If you are a brown deaf person at an airport, and your deafness is not visible (via a cochlear implant or neon pink earmolds), this scanning behavior can (and is) read differently. Add to that an accent that is not-quite-American (my vowels sound continental or northeastern Canadian), and a passport that has an unusual visa from KSA, and that's a recipe for additional attention from TSA.

So I have a list of things I do before I fly if I am going someplace other than my home airports. Some of these are deceptive.

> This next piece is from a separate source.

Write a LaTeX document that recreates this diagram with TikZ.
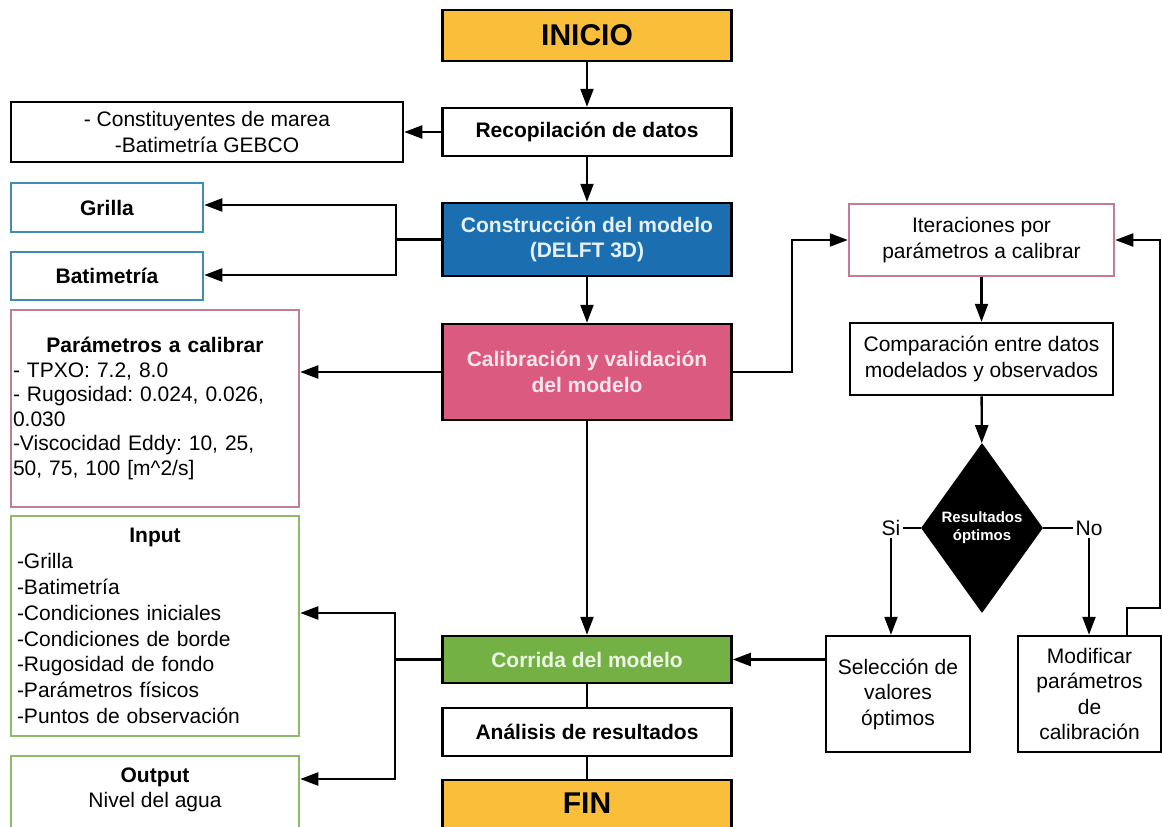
\documentclass[tikz,border=0pt]{standalone}
\usepackage{fontspec}
\setmainfont{Liberation Sans}
\usetikzlibrary{shapes.geometric,arrows.meta}
\definecolor{corange}{HTML}{F9BF3B}
\definecolor{cblue}{HTML}{1B6FB0}
\definecolor{cbluetxt}{HTML}{E6F0F8}
\definecolor{cblueline}{HTML}{3D8DB5}
\definecolor{cpink}{HTML}{DB5A80}
\definecolor{cpinktxt}{HTML}{FBE6EE}
\definecolor{cpinkline}{HTML}{C27C97}
\definecolor{cgreen}{HTML}{73B144}
\definecolor{cgreentxt}{HTML}{EDF6E4}
\definecolor{cgreenline}{HTML}{8EBB6B}
\frenchspacing
\begin{document}
\begin{tikzpicture}[x=1pt,y=-1pt,
  every node/.style={font=\fontsize{21}{25.5}\selectfont, inner sep=2pt, align=center},
  box/.style={draw=black, line width=2.5pt, rectangle, fill=white},
  bold/.style={font=\fontsize{21}{25.5}\selectfont\bfseries},
  big/.style={font=\fontsize{30}{34}\selectfont\bfseries},
  arr/.style={-{Triangle[length=18pt,width=13pt]}, line width=2.3pt},
  ln/.style={line width=2.3pt}]
\useasboundingbox (0,0) rectangle (1162,827);
\fill[white] (0,0) rectangle (1162,827);

% main column
\node[box, fill=corange, big, minimum width=289pt, minimum height=51pt] (inicio) at (587,35.5) {INICIO};
\node[box, bold, minimum width=289pt, minimum height=48pt] (recop) at (587,132) {Recopilación de datos};
\node[box, bold, fill=cblue, text=cbluetxt, minimum width=289pt, minimum height=73pt] (constr) at (587,239.5) {Construcción del modelo\\(DELFT 3D)};
\node[box, bold, fill=cpink, text=cpinktxt, minimum width=289pt, minimum height=96pt] (calib) at (587,372) {Calibración y validación\\del modelo};
\node[box, bold, fill=cgreen, text=cgreentxt, minimum width=289pt, minimum height=47pt] (corrida) at (587,659.5) {Corrida del modelo};
\node[box, bold, minimum width=289pt, minimum height=48pt] (analisis) at (587,732) {Análisis de resultados};
\node[box, fill=corange, big, minimum width=289pt, minimum height=52pt] (fin) at (587,806) {};
\node[big] (fintxt) at (587,803) {FIN};

% left column
\node[box, minimum width=392pt, minimum height=60pt] (datos) at (207,132) {- Constituyentes de marea\\-Batimetría GEBCO};
\node[box, bold, draw=cblueline, minimum width=192pt, minimum height=49pt] (grilla) at (107,207.5) {Grilla};
\node[box, bold, draw=cblueline, minimum width=192pt, minimum height=48pt] (bati) at (107,276) {Batimetría};
\node[box, draw=cpinkline, minimum width=288pt, minimum height=197pt, text width=284pt, align=left, font=\fontsize{21}{24.5}\selectfont] (param) at (155,408.5)
  {\makebox[284pt]{\bfseries Parámetros a calibrar}\\- TPXO: 7.2, 8.0\\- Rugosidad: 0.024, 0.026,\\0.030\\-Viscocidad Eddy: 10, 25,\\50, 75, 100 [m\^{}2/s]};
\node[box, draw=cgreenline, minimum width=288pt, minimum height=220pt, inner xsep=6pt, text width=276pt, align=left, font=\fontsize{21}{25.8}\selectfont] (input) at (155,626)
  {\makebox[276pt]{\bfseries Input}\\-Grilla\\-Batimetría\\-Condiciones iniciales\\-Condiciones de borde\\-Rugosidad de fondo\\-Parámetros físicos\\-Puntos de observación};
\node[box, draw=cgreenline, minimum width=288pt, minimum height=80pt] (output) at (155,796) {};
\node (outtxt) at (155,790) {\bfseries Output\\Nivel del agua};

% right column
\node[box, draw=cpinkline, minimum width=265pt, minimum height=72pt] (iter) at (981.5,240) {Iteraciones por\\parámetros a calibrar};
\node[box, minimum width=263pt, minimum height=72pt] (comp) at (981.5,359) {Comparación entre datos\\modelados y observados};
\node[diamond, fill=black, inner sep=0pt, minimum width=122pt, minimum height=170pt, text=white, font=\fontsize{15}{18}\selectfont\bfseries] (dia) at (982,528) {Resultados\\óptimos};
\node (si) at (891,528) {Si};
\node (no) at (1089,528) {No};
\node[box, minimum width=144pt, minimum height=116pt] (selec) at (898,694) {Selección de\\valores\\óptimos};
\node[box, minimum width=143pt, minimum height=116pt] (modif) at (1089.5,694) {Modificar\\parámetros\\de\\calibración};

\coordinate (j1) at (396,239.5);
\coordinate (j2) at (792,372);
\coordinate (j3) at (395,659.5);
\coordinate (m1) at (1127,608);
\coordinate (m2) at (1160,608);

% connectors
\draw[arr] (inicio) -- (recop);
\draw[arr] (recop.west) -- (datos.east);
\draw[arr] (recop) -- (constr);
\draw[ln] (constr.west) -- (j1);
\draw[arr] (j1) |- ([yshift=2.5pt]grilla.east);
\draw[arr] (j1) |- ([yshift=1pt]bati.east);
\draw[arr] (constr) -- (calib);
\draw[arr] (calib.west) -- (calib.west -| param.east);
\draw[arr] (calib.east) -- (j2) |- (iter.west);
\draw[arr] (iter) -- (comp);
\draw[arr] (comp) -- (dia);
\draw[ln] (dia.west) -- (si.east);
\draw[ln] (dia.east) -- (no.west);
\draw[arr] (si.south) -- (si.south |- selec.north);
\draw[arr] (no.south) -- (no.south |- modif.north);
\draw[arr] (modif.north -| m1) -- (m1) -- (m2) |- (iter.east);
\draw[arr] (selec.west |- corrida.east) -- (corrida.east);
\draw[arr] (calib) -- (corrida);
\draw[ln] (corrida) -- (analisis);
\draw[ln] (analisis) -- (fin);
\draw[ln] (corrida.west) -- (j3);
\draw[arr] (j3) |- ([yshift=13pt]input.east);
\draw[arr] (j3) |- ([yshift=17pt]output.east);
\end{tikzpicture}
\end{document}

  1. I don't speak to anyone using my voice, since my voice marks me as "other". (I sign in ASL to anyone who signs to me, though!)
  2. I use my driver's license as ID rather than my passport, because of the aforementioned visa from Saudi Arabia, with the picture of me in hijab. (I'm not Muslim, but the photo required I cover my hair.)
  3. I leave all of my Middle Eastern jewelry at home, and I play up my ambiguous ethnic appearance with southwestern jewelry. (This invites another set of questions about 'otherness', of course.)
  4. I delete any Arabic language emails on my phone. (I don't read Arabic, really, but I subscribe to a bilingual listserve for Deaf Arabs.)
  5. I stash extra copies of my passport and birth certificate in each piece of luggage I have, just in case -- my suitcase, my backpack, and my purse. (I've been in more than one situation where this has come in handy coming home from an academic event.)
  6. If possible, I remove ID from my wallet that shows I live in two cities. Airport security sees this as another flag, and it doesn't matter that I can point them to hundreds of conference bios online that note I live in two places (yet another intersectionality strategy) -- if they want to detain me for a while, they will. And they have.

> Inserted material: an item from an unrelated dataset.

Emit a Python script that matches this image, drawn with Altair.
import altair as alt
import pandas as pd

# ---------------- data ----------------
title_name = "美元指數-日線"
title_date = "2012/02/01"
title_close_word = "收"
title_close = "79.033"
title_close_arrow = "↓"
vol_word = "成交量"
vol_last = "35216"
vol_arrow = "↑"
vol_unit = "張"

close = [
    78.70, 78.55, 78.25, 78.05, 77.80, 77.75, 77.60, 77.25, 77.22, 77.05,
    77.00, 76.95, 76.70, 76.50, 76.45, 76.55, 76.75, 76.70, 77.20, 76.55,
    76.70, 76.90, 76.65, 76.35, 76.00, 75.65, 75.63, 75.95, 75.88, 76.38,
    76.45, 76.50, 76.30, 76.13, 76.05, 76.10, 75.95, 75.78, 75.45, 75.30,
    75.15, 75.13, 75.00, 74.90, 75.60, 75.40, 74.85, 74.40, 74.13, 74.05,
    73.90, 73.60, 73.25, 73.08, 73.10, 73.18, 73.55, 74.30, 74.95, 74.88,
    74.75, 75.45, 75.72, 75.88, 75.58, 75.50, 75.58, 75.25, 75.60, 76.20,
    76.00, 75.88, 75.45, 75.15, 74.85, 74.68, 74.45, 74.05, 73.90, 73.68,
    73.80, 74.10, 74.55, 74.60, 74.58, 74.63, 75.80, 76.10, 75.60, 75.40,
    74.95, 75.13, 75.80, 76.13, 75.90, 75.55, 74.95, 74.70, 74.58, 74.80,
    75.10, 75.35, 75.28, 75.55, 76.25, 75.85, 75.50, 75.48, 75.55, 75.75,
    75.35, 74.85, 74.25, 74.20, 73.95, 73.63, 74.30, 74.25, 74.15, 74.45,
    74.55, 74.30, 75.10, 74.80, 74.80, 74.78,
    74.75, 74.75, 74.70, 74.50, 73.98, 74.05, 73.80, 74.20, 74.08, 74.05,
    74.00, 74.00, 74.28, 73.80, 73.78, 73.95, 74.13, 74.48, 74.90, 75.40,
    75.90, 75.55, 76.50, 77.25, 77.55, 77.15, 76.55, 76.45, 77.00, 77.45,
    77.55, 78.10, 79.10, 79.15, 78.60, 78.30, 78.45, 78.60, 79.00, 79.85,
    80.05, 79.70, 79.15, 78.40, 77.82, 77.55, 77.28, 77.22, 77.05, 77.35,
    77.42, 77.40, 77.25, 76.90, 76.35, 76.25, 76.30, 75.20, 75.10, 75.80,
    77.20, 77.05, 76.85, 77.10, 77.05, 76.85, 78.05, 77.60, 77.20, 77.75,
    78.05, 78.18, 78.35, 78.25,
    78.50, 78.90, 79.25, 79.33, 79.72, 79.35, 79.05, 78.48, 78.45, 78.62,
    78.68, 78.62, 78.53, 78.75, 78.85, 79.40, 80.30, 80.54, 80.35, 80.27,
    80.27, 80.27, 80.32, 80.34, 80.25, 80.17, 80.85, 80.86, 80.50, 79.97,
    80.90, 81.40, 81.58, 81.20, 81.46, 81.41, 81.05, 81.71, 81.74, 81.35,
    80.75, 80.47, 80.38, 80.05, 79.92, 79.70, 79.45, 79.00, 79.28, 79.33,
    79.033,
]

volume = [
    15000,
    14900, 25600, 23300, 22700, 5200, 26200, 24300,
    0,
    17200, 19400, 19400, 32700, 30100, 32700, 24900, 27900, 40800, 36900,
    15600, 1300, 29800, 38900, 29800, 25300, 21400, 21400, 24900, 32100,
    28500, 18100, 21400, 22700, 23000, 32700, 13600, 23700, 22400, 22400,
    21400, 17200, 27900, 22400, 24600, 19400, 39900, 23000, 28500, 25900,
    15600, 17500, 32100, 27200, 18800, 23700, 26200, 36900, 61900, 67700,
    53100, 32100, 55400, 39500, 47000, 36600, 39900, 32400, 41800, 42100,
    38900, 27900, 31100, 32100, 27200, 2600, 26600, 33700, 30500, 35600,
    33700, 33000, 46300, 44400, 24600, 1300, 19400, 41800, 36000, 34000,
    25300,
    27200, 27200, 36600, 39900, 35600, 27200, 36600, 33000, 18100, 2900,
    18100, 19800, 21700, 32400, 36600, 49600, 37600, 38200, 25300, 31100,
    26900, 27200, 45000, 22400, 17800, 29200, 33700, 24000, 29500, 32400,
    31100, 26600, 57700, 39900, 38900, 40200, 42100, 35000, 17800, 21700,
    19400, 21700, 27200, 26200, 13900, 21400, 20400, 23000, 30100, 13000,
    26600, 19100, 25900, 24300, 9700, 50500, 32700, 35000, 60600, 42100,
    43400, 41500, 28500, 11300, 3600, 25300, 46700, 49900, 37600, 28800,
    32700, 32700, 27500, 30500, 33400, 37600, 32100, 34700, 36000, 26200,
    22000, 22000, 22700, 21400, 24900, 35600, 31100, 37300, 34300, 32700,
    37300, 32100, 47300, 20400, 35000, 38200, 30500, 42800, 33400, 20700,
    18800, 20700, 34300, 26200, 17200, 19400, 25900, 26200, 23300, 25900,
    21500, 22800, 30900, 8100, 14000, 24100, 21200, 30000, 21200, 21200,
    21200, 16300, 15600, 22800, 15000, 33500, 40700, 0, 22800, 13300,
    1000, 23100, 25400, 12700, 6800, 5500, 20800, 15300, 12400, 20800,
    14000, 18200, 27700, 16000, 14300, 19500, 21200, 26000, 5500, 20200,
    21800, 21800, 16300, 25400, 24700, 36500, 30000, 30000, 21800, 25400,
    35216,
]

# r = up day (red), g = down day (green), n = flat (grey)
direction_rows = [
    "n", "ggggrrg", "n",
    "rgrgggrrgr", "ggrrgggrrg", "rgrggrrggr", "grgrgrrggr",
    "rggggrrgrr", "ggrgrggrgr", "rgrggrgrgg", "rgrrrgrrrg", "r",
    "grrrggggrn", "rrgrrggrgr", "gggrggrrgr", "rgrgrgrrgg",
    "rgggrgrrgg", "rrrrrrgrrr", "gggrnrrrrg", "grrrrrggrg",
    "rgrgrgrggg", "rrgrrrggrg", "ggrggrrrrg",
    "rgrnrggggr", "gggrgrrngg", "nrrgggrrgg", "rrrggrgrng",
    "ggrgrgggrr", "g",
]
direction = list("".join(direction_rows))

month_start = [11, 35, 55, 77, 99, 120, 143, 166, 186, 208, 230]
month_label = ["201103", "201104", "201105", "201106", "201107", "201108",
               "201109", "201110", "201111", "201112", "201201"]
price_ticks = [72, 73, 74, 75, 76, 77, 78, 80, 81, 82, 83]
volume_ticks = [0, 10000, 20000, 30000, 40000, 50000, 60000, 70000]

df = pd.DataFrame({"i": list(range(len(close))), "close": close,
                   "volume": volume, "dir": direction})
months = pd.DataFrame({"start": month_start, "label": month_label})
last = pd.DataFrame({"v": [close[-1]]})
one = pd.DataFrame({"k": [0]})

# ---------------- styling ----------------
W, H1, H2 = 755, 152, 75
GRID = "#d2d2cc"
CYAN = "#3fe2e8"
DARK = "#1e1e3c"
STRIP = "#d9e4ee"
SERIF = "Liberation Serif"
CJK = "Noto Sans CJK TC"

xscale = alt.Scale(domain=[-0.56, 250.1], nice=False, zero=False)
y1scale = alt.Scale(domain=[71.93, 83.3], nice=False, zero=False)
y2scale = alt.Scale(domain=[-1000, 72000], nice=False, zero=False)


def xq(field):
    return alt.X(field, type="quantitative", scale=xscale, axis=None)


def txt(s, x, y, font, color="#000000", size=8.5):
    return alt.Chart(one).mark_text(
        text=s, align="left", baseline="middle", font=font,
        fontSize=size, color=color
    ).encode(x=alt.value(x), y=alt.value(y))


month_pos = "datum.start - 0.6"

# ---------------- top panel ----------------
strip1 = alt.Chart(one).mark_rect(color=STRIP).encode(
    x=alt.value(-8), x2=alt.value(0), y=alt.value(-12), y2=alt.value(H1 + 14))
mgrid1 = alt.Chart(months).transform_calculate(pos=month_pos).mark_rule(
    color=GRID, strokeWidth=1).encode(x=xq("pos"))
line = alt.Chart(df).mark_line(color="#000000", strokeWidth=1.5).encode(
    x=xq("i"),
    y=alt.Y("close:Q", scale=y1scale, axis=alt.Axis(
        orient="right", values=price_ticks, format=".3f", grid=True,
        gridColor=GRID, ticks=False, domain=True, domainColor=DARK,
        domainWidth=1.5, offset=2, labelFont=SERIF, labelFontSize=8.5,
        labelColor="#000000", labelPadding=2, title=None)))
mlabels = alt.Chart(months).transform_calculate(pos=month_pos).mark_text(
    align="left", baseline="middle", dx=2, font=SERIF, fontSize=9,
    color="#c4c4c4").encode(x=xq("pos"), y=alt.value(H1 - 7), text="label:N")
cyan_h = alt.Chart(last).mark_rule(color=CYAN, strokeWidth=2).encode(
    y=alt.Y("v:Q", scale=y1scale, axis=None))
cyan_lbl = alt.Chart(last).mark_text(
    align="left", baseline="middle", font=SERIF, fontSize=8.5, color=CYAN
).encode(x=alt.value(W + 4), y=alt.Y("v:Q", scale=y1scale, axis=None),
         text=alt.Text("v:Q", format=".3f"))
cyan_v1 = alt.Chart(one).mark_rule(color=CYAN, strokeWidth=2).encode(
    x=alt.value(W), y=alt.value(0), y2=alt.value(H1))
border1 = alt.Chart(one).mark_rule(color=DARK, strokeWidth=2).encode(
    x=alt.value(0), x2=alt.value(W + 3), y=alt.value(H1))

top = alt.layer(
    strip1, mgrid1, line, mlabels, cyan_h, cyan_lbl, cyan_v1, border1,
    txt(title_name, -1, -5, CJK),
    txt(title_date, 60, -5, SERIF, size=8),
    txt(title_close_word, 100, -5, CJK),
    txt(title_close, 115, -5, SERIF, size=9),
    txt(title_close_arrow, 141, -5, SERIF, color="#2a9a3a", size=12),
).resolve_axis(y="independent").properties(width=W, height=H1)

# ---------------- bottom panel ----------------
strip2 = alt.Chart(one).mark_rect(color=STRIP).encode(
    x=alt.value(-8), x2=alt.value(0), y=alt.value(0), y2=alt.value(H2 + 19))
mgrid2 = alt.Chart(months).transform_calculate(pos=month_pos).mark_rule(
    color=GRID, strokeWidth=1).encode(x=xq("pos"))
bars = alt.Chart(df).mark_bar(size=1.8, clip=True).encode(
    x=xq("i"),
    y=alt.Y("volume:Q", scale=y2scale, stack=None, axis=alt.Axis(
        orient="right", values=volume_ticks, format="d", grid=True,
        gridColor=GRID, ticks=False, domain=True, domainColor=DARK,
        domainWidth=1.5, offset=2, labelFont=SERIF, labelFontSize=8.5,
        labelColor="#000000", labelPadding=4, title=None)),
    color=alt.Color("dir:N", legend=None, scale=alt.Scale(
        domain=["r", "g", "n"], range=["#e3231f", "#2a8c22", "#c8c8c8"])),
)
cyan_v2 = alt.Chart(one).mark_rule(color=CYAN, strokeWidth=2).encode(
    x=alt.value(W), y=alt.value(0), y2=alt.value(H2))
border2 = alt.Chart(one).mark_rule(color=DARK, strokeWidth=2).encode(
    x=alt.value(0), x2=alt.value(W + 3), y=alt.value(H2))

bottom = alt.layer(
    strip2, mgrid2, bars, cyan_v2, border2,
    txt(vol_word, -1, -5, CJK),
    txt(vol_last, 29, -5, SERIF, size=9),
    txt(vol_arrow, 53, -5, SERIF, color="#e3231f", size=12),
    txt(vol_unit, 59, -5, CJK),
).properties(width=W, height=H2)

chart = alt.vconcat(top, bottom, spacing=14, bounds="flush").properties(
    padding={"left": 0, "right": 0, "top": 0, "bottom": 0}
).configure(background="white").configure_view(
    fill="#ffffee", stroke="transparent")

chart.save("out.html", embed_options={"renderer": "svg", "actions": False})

Here's the thing about intersectionality. My (white) deaf friends have often pushed back against my accounts of my experiences by offering their experiences as counterexamples; neglecting to see that their whiteness (or at least, non-brownness) buys them a pass that I cannot purchase.

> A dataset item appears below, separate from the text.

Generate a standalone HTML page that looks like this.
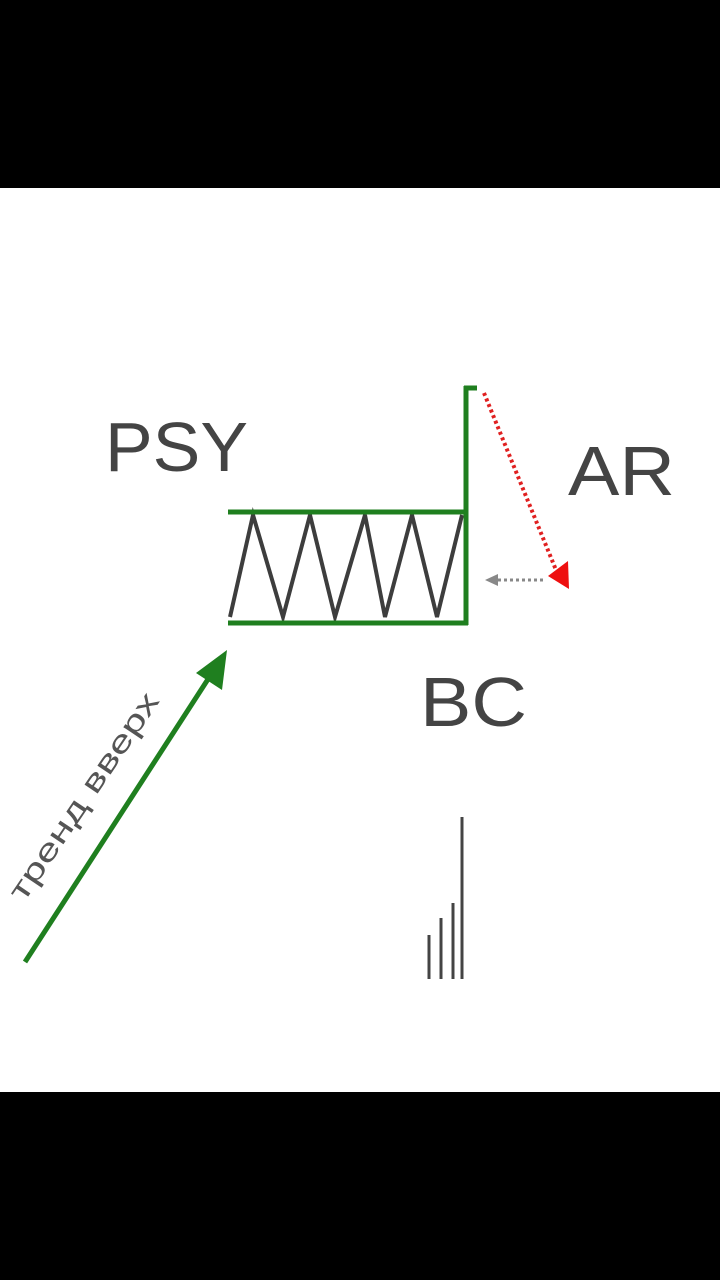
<!DOCTYPE html>
<html><head><style>
html,body{margin:0;padding:0;background:#000;}
svg{display:block;}
</style></head><body>
<svg width="720" height="1280" xmlns="http://www.w3.org/2000/svg">
<rect x="0" y="0" width="720" height="1280" fill="#000"/>
<rect x="0" y="188" width="720" height="904" fill="#fff"/>
<g font-family="Liberation Sans, sans-serif" fill="#444">
<text x="105" y="471" font-size="70" textLength="143" lengthAdjust="spacingAndGlyphs">PSY</text>
<text x="568" y="495" font-size="70" textLength="107" lengthAdjust="spacingAndGlyphs">AR</text>
<text x="420" y="726" font-size="70" textLength="107" lengthAdjust="spacingAndGlyphs">BC</text>
<text transform="translate(92,802) rotate(-56)" x="-122" y="0" font-size="30" textLength="244" lengthAdjust="spacingAndGlyphs" fill="#555">тренд вверх</text>
</g>
<polyline points="230,617 253,515 283,617 310,515 335,617 365,515 385,617 412,515 437,617 462,515" fill="none" stroke="#3d3d3d" stroke-width="4"/>
<g stroke="#1f7f1f" stroke-width="5" fill="none">
<line x1="228" y1="512" x2="468" y2="512"/>
<line x1="228" y1="623" x2="468" y2="623"/>
<line x1="466" y1="386" x2="466" y2="625"/>
<line x1="464" y1="388" x2="477" y2="388"/>
<line x1="25" y1="962" x2="212" y2="673"/>
</g>
<polygon points="227,650 222,690 196,673" fill="#1f7f1f"/>
<line x1="484" y1="393" x2="556" y2="570" stroke="#e02020" stroke-width="4" stroke-dasharray="3,3"/>
<polygon points="569,589 548,576 568,561" fill="#ee1010"/>
<line x1="543" y1="580" x2="495" y2="580" stroke="#888" stroke-width="3" stroke-dasharray="3,3"/>
<polygon points="485,580 498,574 498,586" fill="#888"/>
<g stroke="#444" stroke-width="3">
<line x1="429" y1="935" x2="429" y2="979"/>
<line x1="441" y1="918" x2="441" y2="979"/>
<line x1="453" y1="903" x2="453" y2="979"/>
<line x1="462" y1="817" x2="462" y2="979"/>
</g>
</svg>
</body></html>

My fellow MENA and MENA-American friends get the heightened airport scrutiny all too well given FWA, but don't understand how being deaf can possibly amplify some concerns, telling me that I "should use my voice because I can". This undercuts my point that it isn't just the TSA security issues of being brown that come into play, but the intersectionality of being BAD (Brown And Deaf), which includes issues like not being able to respond when security personnel is shouting at you from behind to stop, as happened to me at a venue this Sunday. (All ended well -- this wasn't at an airport, but at a peace and justice museum.)

Flying while Brown And Deaf means that sometimes you have to decide whether you want to deal with little indignities now or later.

Here's a recent example.

On Sunday night, I changed planes to catch the last flight to Albuquerque from Chicago. I approached the woman at the gate about 15 minutes before we were about to board, pointing to my preboard pass (which notes 'DF', for "deaf"), and then pointed to myself and a spot about 6 feet away from her, next to an outlet that I was planning to use to charge my phone. She shook her finger at me, and shouted "NO, STAY HERE! DO NOT MOVE!" and pointed to a spot right next to her.

Puzzled at first, I stayed where she indicated. (A white deaf person might have moved anyway, but intersectionality has taught me to be prudent if nothing else. Given that I was at a Southwest Airlines terminal at Chicago's Midway airport, where some discrimination against Arab-Americans had already gone down a few days earlier, I was especially nervous about being singled out.) Defying an airline employee gets security called in no time, and this woman was adamant that I not move. 

So I waited at her side.

After ten minutes, she walked me over to the preboarding seating area, jabbing with her finger and pointing to me to sit down as she talked to an elderly woman about me. I couldn't catch everything that she said, but it seemed that this woman was told to assist me. Two minutes later, the elderly woman grabbed me by the arm, while another woman flanked me, as we walked down the jet bridge to board the plane. In all my years of air travel on Southwest Airlines, I have never experienced such a thing, and found it patronizing and humiliating to be escorted in this way. It was a sharp counterpoint to how I'd been regarded over the weekend as a respected academic, but this wasn't the first time I'd dealt with such cognitive dissonance. (Under-represented academics know that to be presumed incompetent is part of the deal and what we've unwillingly signed on to --  although not without resistance!)

I calculated whether to use my voice privileges or not, but worried that using my voice might get me pulled off to chat with TSA  -- since of course deaf people don't speak, and if I were to speak now, that very act of deception would be branded "suspicious". As this was the last flight of the night to my destination, I wasn't about to risk not sleeping in my own bed.

So I let the paternalism play out. 

Once I boarded the plane, I wrote out my usual note to the flight attendant, a beefy and fit middle-aged man who looked like he was former military or law enforcement. ("I'm deaf; I cannot understand announcements, please write these down for me; I'd like a club soda no ice no lime; I fly all the time and know the safety drill for this plane Boeing 737-800"). I included an addendum that I am highly literate and did not need nor did I appreciate the unwanted escort service, and delivered the note with a charming (and I hoped also disarming) smile, so as to defuse any possible defensiveness of the airline. (Astute observers will note that I've now added gender to the intersectionality mix.)

I got an apology for my troubles, plus a full can of club soda delivered to me before we left the gate.

But during the two and a half hours of flight time, I couldn't help but think about whether anyone else from the meeting I'd attended had to jump through so many hoops just to fly home. I hope not.

[EDITED to fix typos, plus add the name of the airline and location.]